Le moindre mal, cette calamité

C’est avec une intrigante et déconcertante fierté qu’un ministre de la République, M. Ould Abbès évidemment, a annoncé que 184 000 universitaires se sont inscrits et sont bénéficiaires du dispositif d’emploi de jeunes. Il y a assurément dans cette sinistre nouvelle moins de quoi bomber le torse que d’entamer un travail de deuil.

Deuil de la totale inadéquation entre enseignement dispensé à tous les échelons, y compris au niveau universitaire, d’une part, et de l’autre, les besoins réels du monde du travail, de l’entreprise comme de la fonction publique. Deuil du constat que l’inscription d’un seul diplômé de l’université à l’emploi de jeunes, rémunéré à 7 000 DA, devrait prêter à s’attrister, alors que les chiffres arborés comme une paradoxale réussite, multiplient cette dérive non pas par deux, ni par dix, mais par 184 000 fois.

Deuil de l’effet pervers de cette dramatique situation, où l’on voit un universitaire se rendre à l’évidence que toutes ses études n’ont servi à rien, ni ses nuits blanches à réviser, ni ses angoisses à la veille des examens, ni l’anxiété de ses parents et des professeurs, ni même l’argent dépensé par l’Etat pour en arriver à cette gabegie. Tous ces efforts sont partis à vau-l’eau et dilapidés dans l’incohérence d’un système qui renvoie l’intellectuel dans un statut social moindre que celui de n’importe quel trabendiste.

Pendant que ce dernier apprenait les rudiments du « métier » de contrebandier et les techniques de la corruption et du commerce illicite, le naïf étudiant s’évertuait à exceller dans l’amas de connaissances, qui en fin de compte ne lui serviront même pas à compter la fortune de son voisin trabendiste. Et quand il aura pris conscience de ce gaspillage de matière grise, et qu’il voudra se reconvertir dans le trabendisme, il se rendra compte, la mort dans l’âme, qu’il est trop tard pour assimiler ce transfert de technologie.

Le plus attristant dans cette cascade d’amertume, c’est le découragement qui s’empare des petits frères et petits voisins, qui verront à l’œil nu et sans escale de démagogie, où mène l’assiduité aux bancs du lycée et de la faculté, et ce qu’il en coûte de ne pas quitter ces miroirs aux alouettes au profit d’une débrouillardise plus lucrative. Le chiffre de presque 200 000 universitaires inscrits au dispositif d’emploi des jeunes contient par contre un cinglant démenti à une assertion qui a fait florès ces derniers temps, et qui flanque cette catégorie du peu gratifiant qualificatif de paresseux.

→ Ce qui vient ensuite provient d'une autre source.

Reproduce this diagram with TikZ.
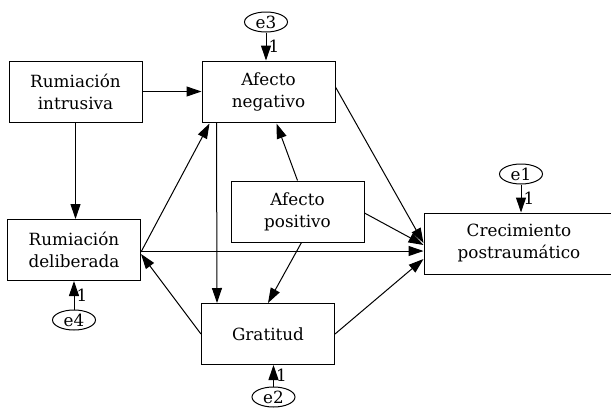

Cependant, ce genre d’activité, puisqu’il évacue la qualification du postulant, n’est que du chômage déguisé en travail, et ne saurait en conséquence être comptabilisé comme emplois nouvellement créés. C’est là une fâcheuse habitude des statisticiens férus du vernissage des tristes vérités, et cette habitude a actuellement le vent en poupe, pour épater on ne sait quelles ouailles crédules.

Si c’est pour former des nettoyeurs de bords d’autoroute, tailler les arbres ou repeindre les façades, il y a des chemins beaucoup plus courts et moins onéreux que le passage par l’université, censé être une consécration de toute une vie. Si l’on persiste dans cette voie, c’est que l’on se cramponne fermement à la dilapidation des énergies intellectuelles, voire au sabotage avec préméditation. Le pire, c’est que d’aucuns qualifient cette option de l’étudiant diplôme pour ce pré-emploi, comme un moindre mal, puisqu’il « n’est pas terroriste et qu’il n’est pas délinquant ». C’est justement cette théorie du moindre mal qui a sécrété les ravages que l’on sait.